A Developing Story
Published: June 30th, 2009
By: Jim Mullen

A developing story

I was watching the news with a teenager the evening Kodak announced that it was going to stop making Kodachrome film for cameras. He said, “What’s film for cameras?” Obviously, Kodak should have stopped making the stuff five or ten years ago. Did they think that people who take pictures with their smart phones are suddenly going to go back to pictures they can’t e-mail, that take 24 hours to develop and that cost a small fortune? Photos they can’t crop, resize, enhance, Photoshop, or remove redeye from?

Wouldn’t a bigger story be, what kind of throwback is still using film? Are they the same people who still use fountain pens, wear bowties and buy long-playing records? Do they think they are holding back the barbarians from the gates, or are they simply late adapters?

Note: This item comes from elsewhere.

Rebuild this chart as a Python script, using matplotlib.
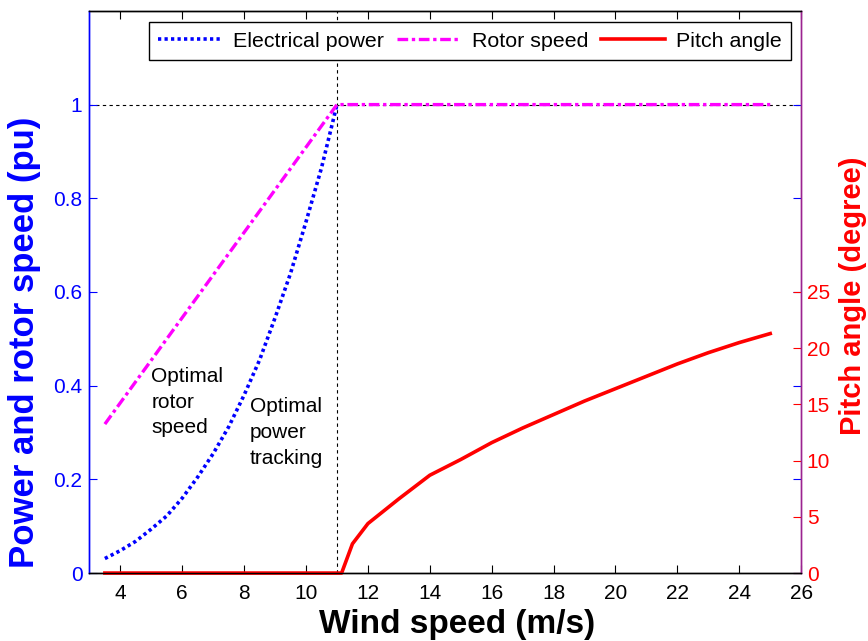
import numpy as np
import matplotlib.pyplot as plt

plt.rcParams['font.family'] = ['Liberation Sans', 'DejaVu Sans']

# wind speed (m/s) and per-unit values
wind_p = [3.5, 4, 4.5, 5, 5.5, 6, 6.5, 7, 7.5, 8, 8.5, 9, 9.5, 10, 10.5, 11]
power = [0.031, 0.048, 0.068, 0.094, 0.122, 0.160, 0.205, 0.255, 0.312, 0.380,
         0.455, 0.545, 0.640, 0.750, 0.865, 1.0]

wind_r = [3.5, 11, 25]
rotor = [0.318, 1.0, 1.0]

wind_b = [3.5, 11.15, 11.5, 12, 13, 14, 15, 16, 17, 18, 19, 20, 21, 22, 23, 24, 25]
pitch = [0, 0, 2.6, 4.4, 6.6, 8.7, 10.1, 11.6, 12.9, 14.1, 15.3, 16.4, 17.5,
         18.6, 19.6, 20.5, 21.3]

xticks = np.arange(4, 27, 2)
yticks_left = [0, 0.2, 0.4, 0.6, 0.8, 1]
yticks_right = [0, 5, 10, 15, 20, 25]

fig = plt.figure(figsize=(8.68, 6.41), dpi=100)
ax = fig.add_axes([0.103, 0.106, 0.82, 0.877])
ax2 = ax.twinx()

l1, = ax.plot(wind_p, power, color='blue', ls=(0, (0.9, 0.9)), lw=2.6, label='Electrical power')
l2, = ax.plot(wind_r, rotor, color='magenta', ls=(0, (3.2, 1.1, 1, 1.1)), lw=2.4, label='Rotor speed')
ax.axhline(1, color='black', ls=(0, (3, 3)), lw=0.8, zorder=1)
ax.axvline(11, color='black', ls=(0, (3, 3)), lw=0.8, zorder=1)

l3, = ax2.plot(wind_b, pitch, color='red', lw=2.6, label='Pitch angle', clip_on=False)

ax.set_xlim(3, 26)
ax.set_ylim(0, 1.2)
ax2.set_ylim(0, 50)
ax.set_xticks(xticks)
ax.set_yticks(yticks_left)
ax.set_yticklabels(['0', '0.2', '0.4', '0.6', '0.8', '1'])
ax2.set_yticks(yticks_right)

ax.tick_params(axis='x', direction='in', top=True, length=6, labelsize=15, pad=8, colors='black')
ax.tick_params(axis='y', direction='in', right=True, length=6, labelsize=15, pad=5,
               colors='blue')
ax2.tick_params(axis='y', direction='in', length=6, labelsize=15, pad=4, colors='red')

ax.spines['left'].set_color('blue')
ax2.spines['left'].set_color('blue')
ax.spines['right'].set_color('#9b2390')
ax2.spines['right'].set_color('#9b2390')
for s in ['left', 'right', 'top', 'bottom']:
    ax.spines[s].set_linewidth(1.0)
    ax2.spines[s].set_linewidth(1.0)

ax.set_xlabel('Wind speed (m/s)', fontsize=24, fontweight='bold')
ax.xaxis.set_label_coords(0.517, -0.064)
ax.set_ylabel('Power and rotor speed (pu)', fontsize=25, fontweight='bold', color='blue')
ax.yaxis.set_label_coords(-0.068, 0.41)
ax2.set_ylabel('Pitch angle (degree)', fontsize=21, fontweight='bold', color='red')
ax2.yaxis.set_label_coords(1.053, 0.494)

ax.text(5.0, 0.44, 'Optimal\nrotor\nspeed', fontsize=15, va='top', linespacing=1.45)
ax.text(8.19, 0.375, 'Optimal\npower\ntracking', fontsize=15, va='top', linespacing=1.45)

leg = ax2.legend(handles=[l1, l2, l3], loc='upper right', bbox_to_anchor=(0.986, 0.98),
                 ncol=3, fontsize=15.4, handlelength=3.0, handletextpad=0.5,
                 columnspacing=0.6, fancybox=False, framealpha=1, edgecolor='black',
                 borderpad=0.45, borderaxespad=0)
leg.get_frame().set_linewidth(1.0)

fig.savefig('out.png', dpi=100)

Who couldn’t help but notice over the past few years that gigantic film-return sections of the local big-box stores were half empty? Who hasn’t noticed that if you want to show someone a photograph now, you e-mail it or you post it on Flickr?

News anchors, that’s who. They seemed totally shocked. If Kodachrome can go, what’s going to bite the dust next, they seemed to be thinking. Selectric typewriters? Pay phones? Antimacassars? VHS tapes? Pong? Jukeboxes? Super 8 movies? Slide carousels? Spats? Why, if Kodachrome can go, is anything safe?